** Start DATA SECTION **

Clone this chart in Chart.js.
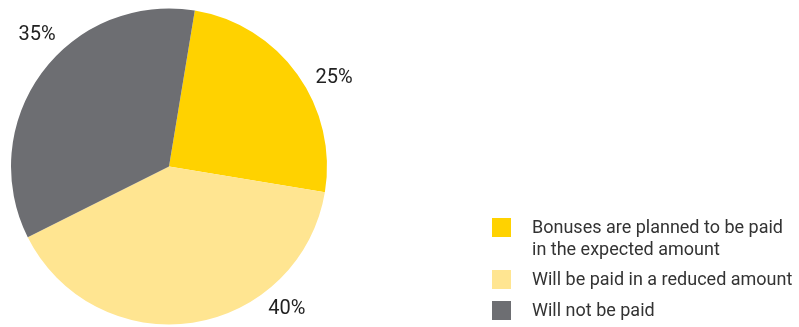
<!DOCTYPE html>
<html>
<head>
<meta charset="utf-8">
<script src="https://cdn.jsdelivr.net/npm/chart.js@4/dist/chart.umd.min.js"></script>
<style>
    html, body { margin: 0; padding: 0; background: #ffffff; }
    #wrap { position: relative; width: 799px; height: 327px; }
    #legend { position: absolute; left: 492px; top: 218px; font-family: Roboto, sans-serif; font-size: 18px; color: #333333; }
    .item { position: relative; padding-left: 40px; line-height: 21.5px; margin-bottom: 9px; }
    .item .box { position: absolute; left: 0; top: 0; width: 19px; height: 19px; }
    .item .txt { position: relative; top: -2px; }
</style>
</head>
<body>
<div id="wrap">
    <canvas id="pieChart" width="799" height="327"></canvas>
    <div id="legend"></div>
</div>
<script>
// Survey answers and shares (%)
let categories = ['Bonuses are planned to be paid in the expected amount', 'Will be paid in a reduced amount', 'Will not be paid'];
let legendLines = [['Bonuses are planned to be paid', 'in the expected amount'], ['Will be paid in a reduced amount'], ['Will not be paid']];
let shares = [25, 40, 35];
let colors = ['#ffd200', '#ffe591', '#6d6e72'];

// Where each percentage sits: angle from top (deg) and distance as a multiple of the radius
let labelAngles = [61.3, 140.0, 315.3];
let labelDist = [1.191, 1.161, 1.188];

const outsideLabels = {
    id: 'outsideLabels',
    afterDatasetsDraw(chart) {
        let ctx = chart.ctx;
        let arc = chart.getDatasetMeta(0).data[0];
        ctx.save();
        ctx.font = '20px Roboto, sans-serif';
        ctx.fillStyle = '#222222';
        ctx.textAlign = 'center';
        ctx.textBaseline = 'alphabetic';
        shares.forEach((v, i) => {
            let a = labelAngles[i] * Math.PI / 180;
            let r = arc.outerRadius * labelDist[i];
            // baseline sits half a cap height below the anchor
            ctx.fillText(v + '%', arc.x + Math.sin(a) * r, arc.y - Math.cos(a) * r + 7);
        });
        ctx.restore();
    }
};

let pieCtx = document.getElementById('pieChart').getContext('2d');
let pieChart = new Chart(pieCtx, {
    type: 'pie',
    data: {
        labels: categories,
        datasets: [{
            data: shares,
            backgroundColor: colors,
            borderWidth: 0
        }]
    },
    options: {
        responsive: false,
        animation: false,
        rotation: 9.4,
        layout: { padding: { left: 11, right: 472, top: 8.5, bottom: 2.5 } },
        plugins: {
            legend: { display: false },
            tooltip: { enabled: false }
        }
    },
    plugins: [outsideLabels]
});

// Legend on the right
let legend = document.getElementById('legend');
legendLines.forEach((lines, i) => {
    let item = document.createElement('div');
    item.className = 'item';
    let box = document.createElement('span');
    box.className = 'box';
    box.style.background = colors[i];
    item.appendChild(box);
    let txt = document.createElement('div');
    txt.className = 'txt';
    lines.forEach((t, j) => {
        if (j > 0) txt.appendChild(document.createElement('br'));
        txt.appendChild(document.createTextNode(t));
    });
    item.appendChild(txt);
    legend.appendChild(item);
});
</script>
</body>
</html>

** End DATA SECTION **

AIM OF THE EXERCISE: Extract the full listing exactly, with the pictures left out.

ANSWER TO THE EXERCISE:
Clone this chart in Chart.js.
<!DOCTYPE html>
<html>
<head>
<meta charset="utf-8">
<script src="https://cdn.jsdelivr.net/npm/chart.js@4/dist/chart.umd.min.js"></script>
<style>
    html, body { margin: 0; padding: 0; background: #ffffff; }
    #wrap { position: relative; width: 799px; height: 327px; }
    #legend { position: absolute; left: 492px; top: 218px; font-family: Roboto, sans-serif; font-size: 18px; color: #333333; }
    .item { position: relative; padding-left: 40px; line-height: 21.5px; margin-bottom: 9px; }
    .item .box { position: absolute; left: 0; top: 0; width: 19px; height: 19px; }
    .item .txt { position: relative; top: -2px; }
</style>
</head>
<body>
<div id="wrap">
    <canvas id="pieChart" width="799" height="327"></canvas>
    <div id="legend"></div>
</div>
<script>
// Survey answers and shares (%)
let categories = ['Bonuses are planned to be paid in the expected amount', 'Will be paid in a reduced amount', 'Will not be paid'];
let legendLines = [['Bonuses are planned to be paid', 'in the expected amount'], ['Will be paid in a reduced amount'], ['Will not be paid']];
let shares = [25, 40, 35];
let colors = ['#ffd200', '#ffe591', '#6d6e72'];

// Where each percentage sits: angle from top (deg) and distance as a multiple of the radius
let labelAngles = [61.3, 140.0, 315.3];
let labelDist = [1.191, 1.161, 1.188];

const outsideLabels = {
    id: 'outsideLabels',
    afterDatasetsDraw(chart) {
        let ctx = chart.ctx;
        let arc = chart.getDatasetMeta(0).data[0];
        ctx.save();
        ctx.font = '20px Roboto, sans-serif';
        ctx.fillStyle = '#222222';
        ctx.textAlign = 'center';
        ctx.textBaseline = 'alphabetic';
        shares.forEach((v, i) => {
            let a = labelAngles[i] * Math.PI / 180;
            let r = arc.outerRadius * labelDist[i];
            // baseline sits half a cap height below the anchor
            ctx.fillText(v + '%', arc.x + Math.sin(a) * r, arc.y - Math.cos(a) * r + 7);
        });
        ctx.restore();
    }
};

let pieCtx = document.getElementById('pieChart').getContext('2d');
let pieChart = new Chart(pieCtx, {
    type: 'pie',
    data: {
        labels: categories,
        datasets: [{
            data: shares,
            backgroundColor: colors,
            borderWidth: 0
        }]
    },
    options: {
        responsive: false,
        animation: false,
        rotation: 9.4,
        layout: { padding: { left: 11, right: 472, top: 8.5, bottom: 2.5 } },
        plugins: {
            legend: { display: false },
            tooltip: { enabled: false }
        }
    },
    plugins: [outsideLabels]
});

// Legend on the right
let legend = document.getElementById('legend');
legendLines.forEach((lines, i) => {
    let item = document.createElement('div');
    item.className = 'item';
    let box = document.createElement('span');
    box.className = 'box';
    box.style.background = colors[i];
    item.appendChild(box);
    let txt = document.createElement('div');
    txt.className = 'txt';
    lines.forEach((t, j) => {
        if (j > 0) txt.appendChild(document.createElement('br'));
        txt.appendChild(document.createTextNode(t));
    });
    item.appendChild(txt);
    legend.appendChild(item);
});
</script>
</body>
</html>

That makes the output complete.